▸ **Given information**
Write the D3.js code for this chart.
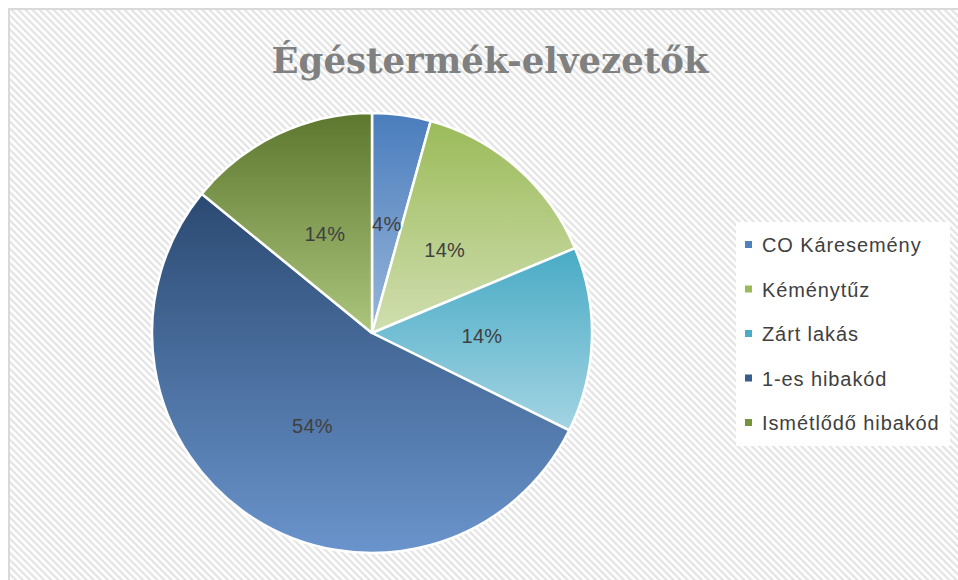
<!DOCTYPE html>
<html>
<head>
<meta charset="utf-8">
<script src="https://cdn.jsdelivr.net/npm/d3@7"></script>
<style>
  body { margin: 0; background: #fff; }
  svg { display: block; }
</style>
</head>
<body>
<div id="chart"></div>
<script>
// Chart data
const title = "Égéstermék-elvezetők";
const categories = ["CO Káresemény", "Kéménytűz", "Zárt lakás", "1-es hibakód", "Ismétlődő hibakód"];
const values = [4.3, 14.4, 13.6, 53.6, 14.1];
const topColors = ["#4a7dbd", "#9bbb59", "#48abc5", "#2b4a72", "#5d772f"];
const bottomColors = ["#98b6da", "#d0deb0", "#a3d4e3", "#6a94cc", "#abc57c"];
const legendColors = ["#4f81bd", "#9bbb59", "#4bacc6", "#385d8a", "#77933c"];

const width = 958, height = 580;
const cx = 372, cy = 333, radius = 220;

const svg = d3.select("#chart").append("svg")
  .attr("width", width)
  .attr("height", height);

const defs = svg.append("defs");

// Diagonal stripe background (lines running down to the right)
const pat = defs.append("pattern")
  .attr("id", "stripes")
  .attr("patternUnits", "userSpaceOnUse")
  .attr("width", 5).attr("height", 5)
  .attr("patternTransform", "rotate(-45)");
pat.append("rect").attr("width", 5).attr("height", 5).attr("fill", "#ffffff");
pat.append("rect").attr("width", 2.2).attr("height", 5).attr("fill", "#e3e3e3");

// Per-slice vertical gradients (dark top, light bottom)
categories.forEach((c, i) => {
  const g = defs.append("linearGradient")
    .attr("id", "grad" + i)
    .attr("x1", 0).attr("y1", 0).attr("x2", 0).attr("y2", 1);
  g.append("stop").attr("offset", "0%").attr("stop-color", topColors[i]);
  g.append("stop").attr("offset", "100%").attr("stop-color", bottomColors[i]);
});

// Chart area with border (right and bottom edges fall outside the view)
svg.append("rect")
  .attr("x", 9).attr("y", 9)
  .attr("width", width + 10).attr("height", height + 10)
  .attr("fill", "url(#stripes)")
  .attr("stroke", "#d9d9d9")
  .attr("stroke-width", 2);

// Title
svg.append("text")
  .attr("x", 490)
  .attr("y", 73)
  .attr("text-anchor", "middle")
  .attr("font-family", "'DejaVu Serif', serif")
  .attr("font-weight", "bold")
  .attr("font-size", "35.5px")
  .attr("fill", "#808080")
  .text(title);

// Pie
const pie = d3.pie().sort(null).value(d => d);
const arc = d3.arc().innerRadius(0).outerRadius(radius);
const arcs = pie(values);

const g = svg.append("g").attr("transform", `translate(${cx},${cy})`);

g.selectAll("path.slice")
  .data(arcs)
  .join("path")
  .attr("class", "slice")
  .attr("d", arc)
  .attr("fill", (d, i) => `url(#grad${i})`)
  .attr("stroke", "#ffffff")
  .attr("stroke-width", 2.5)
  .attr("stroke-linejoin", "round");

const total = d3.sum(values);
g.selectAll("text.label")
  .data(arcs)
  .join("text")
  .attr("class", "label")
  .attr("transform", d => `translate(${arc.centroid(d)})`)
  .attr("text-anchor", "middle")
  .attr("dominant-baseline", "central")
  .attr("font-family", "'Liberation Sans', sans-serif")
  .attr("font-size", "20px")
  .attr("letter-spacing", "0.3px")
  .attr("fill", "#404040")
  .text(d => Math.round(d.data / total * 100) + "%");

// Legend
const legend = svg.append("g");
legend.append("rect")
  .attr("x", 736).attr("y", 222)
  .attr("width", 214).attr("height", 224)
  .attr("fill", "#ffffff");

const ly = d3.scalePoint().domain(categories).range([245, 423]);

const items = legend.selectAll("g.item")
  .data(categories)
  .join("g")
  .attr("class", "item")
  .attr("transform", d => `translate(0,${ly(d)})`);

items.append("rect")
  .attr("x", 745).attr("y", -4)
  .attr("width", 7).attr("height", 7)
  .attr("fill", (d, i) => legendColors[i]);

items.append("text")
  .attr("x", 762)
  .attr("dominant-baseline", "central")
  .attr("font-family", "'Liberation Sans', sans-serif")
  .attr("font-size", "20px")
  .attr("letter-spacing", "0.9px")
  .attr("fill", "#404040")
  .text(d => d);
</script>
</body>
</html>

▸ **Request**
Reproduce the material above verbatim; omit every picture.

▸ **Full output**
Write the D3.js code for this chart.
<!DOCTYPE html>
<html>
<head>
<meta charset="utf-8">
<script src="https://cdn.jsdelivr.net/npm/d3@7"></script>
<style>
  body { margin: 0; background: #fff; }
  svg { display: block; }
</style>
</head>
<body>
<div id="chart"></div>
<script>
// Chart data
const title = "Égéstermék-elvezetők";
const categories = ["CO Káresemény", "Kéménytűz", "Zárt lakás", "1-es hibakód", "Ismétlődő hibakód"];
const values = [4.3, 14.4, 13.6, 53.6, 14.1];
const topColors = ["#4a7dbd", "#9bbb59", "#48abc5", "#2b4a72", "#5d772f"];
const bottomColors = ["#98b6da", "#d0deb0", "#a3d4e3", "#6a94cc", "#abc57c"];
const legendColors = ["#4f81bd", "#9bbb59", "#4bacc6", "#385d8a", "#77933c"];

const width = 958, height = 580;
const cx = 372, cy = 333, radius = 220;

const svg = d3.select("#chart").append("svg")
  .attr("width", width)
  .attr("height", height);

const defs = svg.append("defs");

// Diagonal stripe background (lines running down to the right)
const pat = defs.append("pattern")
  .attr("id", "stripes")
  .attr("patternUnits", "userSpaceOnUse")
  .attr("width", 5).attr("height", 5)
  .attr("patternTransform", "rotate(-45)");
pat.append("rect").attr("width", 5).attr("height", 5).attr("fill", "#ffffff");
pat.append("rect").attr("width", 2.2).attr("height", 5).attr("fill", "#e3e3e3");

// Per-slice vertical gradients (dark top, light bottom)
categories.forEach((c, i) => {
  const g = defs.append("linearGradient")
    .attr("id", "grad" + i)
    .attr("x1", 0).attr("y1", 0).attr("x2", 0).attr("y2", 1);
  g.append("stop").attr("offset", "0%").attr("stop-color", topColors[i]);
  g.append("stop").attr("offset", "100%").attr("stop-color", bottomColors[i]);
});

// Chart area with border (right and bottom edges fall outside the view)
svg.append("rect")
  .attr("x", 9).attr("y", 9)
  .attr("width", width + 10).attr("height", height + 10)
  .attr("fill", "url(#stripes)")
  .attr("stroke", "#d9d9d9")
  .attr("stroke-width", 2);

// Title
svg.append("text")
  .attr("x", 490)
  .attr("y", 73)
  .attr("text-anchor", "middle")
  .attr("font-family", "'DejaVu Serif', serif")
  .attr("font-weight", "bold")
  .attr("font-size", "35.5px")
  .attr("fill", "#808080")
  .text(title);

// Pie
const pie = d3.pie().sort(null).value(d => d);
const arc = d3.arc().innerRadius(0).outerRadius(radius);
const arcs = pie(values);

const g = svg.append("g").attr("transform", `translate(${cx},${cy})`);

g.selectAll("path.slice")
  .data(arcs)
  .join("path")
  .attr("class", "slice")
  .attr("d", arc)
  .attr("fill", (d, i) => `url(#grad${i})`)
  .attr("stroke", "#ffffff")
  .attr("stroke-width", 2.5)
  .attr("stroke-linejoin", "round");

const total = d3.sum(values);
g.selectAll("text.label")
  .data(arcs)
  .join("text")
  .attr("class", "label")
  .attr("transform", d => `translate(${arc.centroid(d)})`)
  .attr("text-anchor", "middle")
  .attr("dominant-baseline", "central")
  .attr("font-family", "'Liberation Sans', sans-serif")
  .attr("font-size", "20px")
  .attr("letter-spacing", "0.3px")
  .attr("fill", "#404040")
  .text(d => Math.round(d.data / total * 100) + "%");

// Legend
const legend = svg.append("g");
legend.append("rect")
  .attr("x", 736).attr("y", 222)
  .attr("width", 214).attr("height", 224)
  .attr("fill", "#ffffff");

const ly = d3.scalePoint().domain(categories).range([245, 423]);

const items = legend.selectAll("g.item")
  .data(categories)
  .join("g")
  .attr("class", "item")
  .attr("transform", d => `translate(0,${ly(d)})`);

items.append("rect")
  .attr("x", 745).attr("y", -4)
  .attr("width", 7).attr("height", 7)
  .attr("fill", (d, i) => legendColors[i]);

items.append("text")
  .attr("x", 762)
  .attr("dominant-baseline", "central")
  .attr("font-family", "'Liberation Sans', sans-serif")
  .attr("font-size", "20px")
  .attr("letter-spacing", "0.9px")
  .attr("fill", "#404040")
  .text(d => d);
</script>
</body>
</html>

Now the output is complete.